In an issue of first impression in the Second Circuit, a trial court in the District of Connecticut earlier this week held that the $10,000 statutory cap for non-willful FBAR violations must be calculated on a per FBAR form basis and not based on the number of non-compliant accounts.
United States v. Kaufman, No. 3:18-cv-00787-KAD (D. Conn. Jan. 11, 2021) presented facts familiar to most tax controversy practitioners and observers. The case involved a U.S. taxpayer residing abroad who had an interest in foreign accounts located in banks in Israel. After the IRS assessed FBAR penalties in connection with the taxpayer's Israeli accounts for three tax years, the Department of Justice (DOJ) filed suit in Connecticut federal court to reduce the IRS assessment to a legal judgment. Following discovery, DOJ moved for summary judgment on the issue of the taxpayer's liability for FBAR penalties, while the taxpayer sought summary judgment on the issue of whether the government may assess the statutory $10,000 FBAR penalty for non-willful violations per account (in other words, under the government's interpretation, a $50,000 FBAR penalty would be warranted for a taxpayer who failed to report five foreign accounts on the FBAR form) or per FBAR form (in other words, under the taxpayer's interpretation of the law, the government may only impose a single $10,000 FBAR penalty each year, regardless of the number of foreign accounts that should have been reported on the form).
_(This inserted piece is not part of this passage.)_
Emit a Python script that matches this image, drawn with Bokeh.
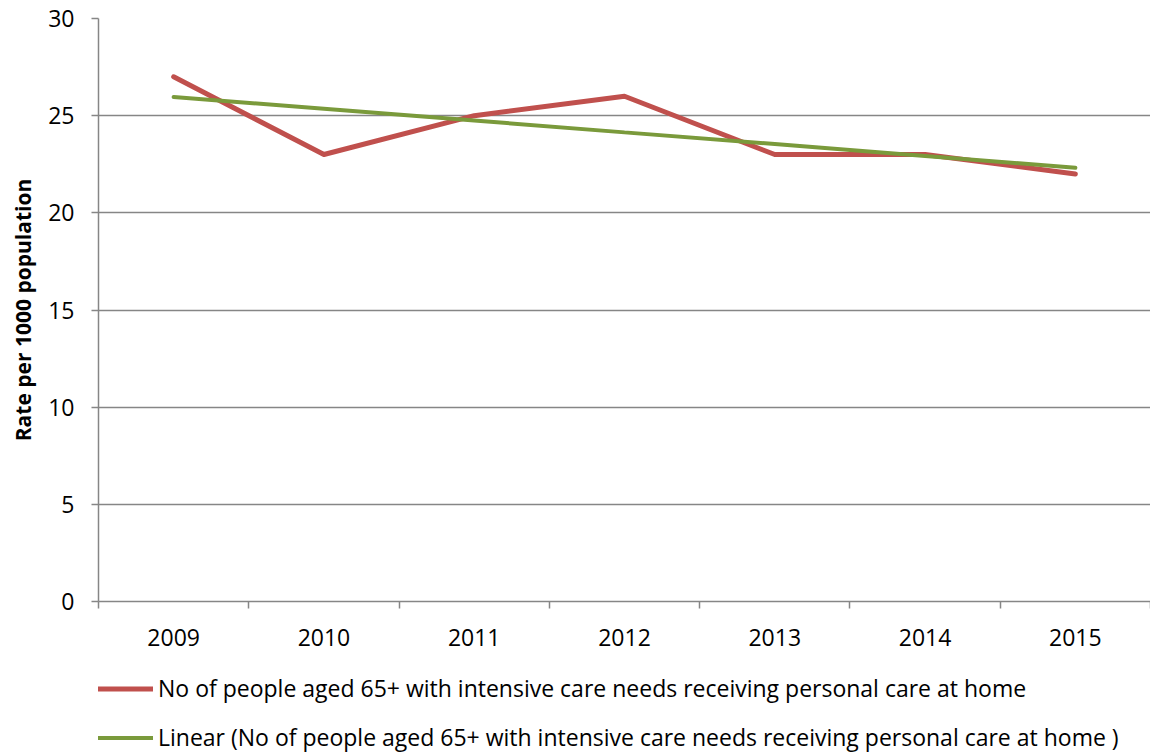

Although the Kaufman court granted the liability prong of DOJ's summary judgment motion, it also granted the taxpayer's motion as to the penalty cap. In doing so, the court rejected the approach recently taken by a trial court in California in United States v. Boyd, 2019 WL 1976472 (C.D. Cal. Apr. 23, 2019) and agreed with the approach more recently taken by a trial court in Texas in United States v. Bittner, 469 F. Supp. 3d 709 (E.D. Tex. 2020) (both cases are currently on appeal), and found that the non-willful FBAR penalty is capped at $10,000 per FBAR form, not per non-compliant account. Echoing Bittner, the court reasoned that when Congress considered and crafted the FBAR penalty regime for non-willful violations, it had long before imposed penalties for willful violations as to specific bank accounts and the fact that Congress did not also tie non-willful FBAR violations to specific accounts was “persuasive evidence” that it intended that penalties for non-willful violations should be assessed per FBAR, not per specific bank accounts. The Kaufman court further reasoned that the “reasonable cause” defense set out in the FBAR statute was enacted at the same time that the non-willful penalty provision was enacted, and Congress expressly left out any reference to “account” or “balance in the account” in fashioning the provision. In addition, the court noted, the requirement to report foreign accounts on the FBAR is not triggered by any specific number of foreign accounts and, moreover, individuals who have an interest in 25 or more accounts need only note that simple fact on the FBAR (i.e., in such cases there is no requirement to even list out any account details on the form). This fact, the Court reasoned, bolstered the taxpayer's argument that a non-willful penalty should be calculated based per FBAR, not per each account that should have been reported on the FBAR.
In sum: Kaufman represents a rare victory for taxpayers who have (or had) foreign financial accounts and who have found themselves in an increasingly hostile litigation landscape where the government has aggressively sought to lower the bar when it comes to liability for FBAR violations. That said, Kaufman appears to be just the third federal trial court to have addressed this specific issue and no federal circuit court has yet weighed in. Therefore, it remains to be seen whether taxpayers can take comfort that FBAR penalties will be capped at $10,000 for non-willful reporting violations.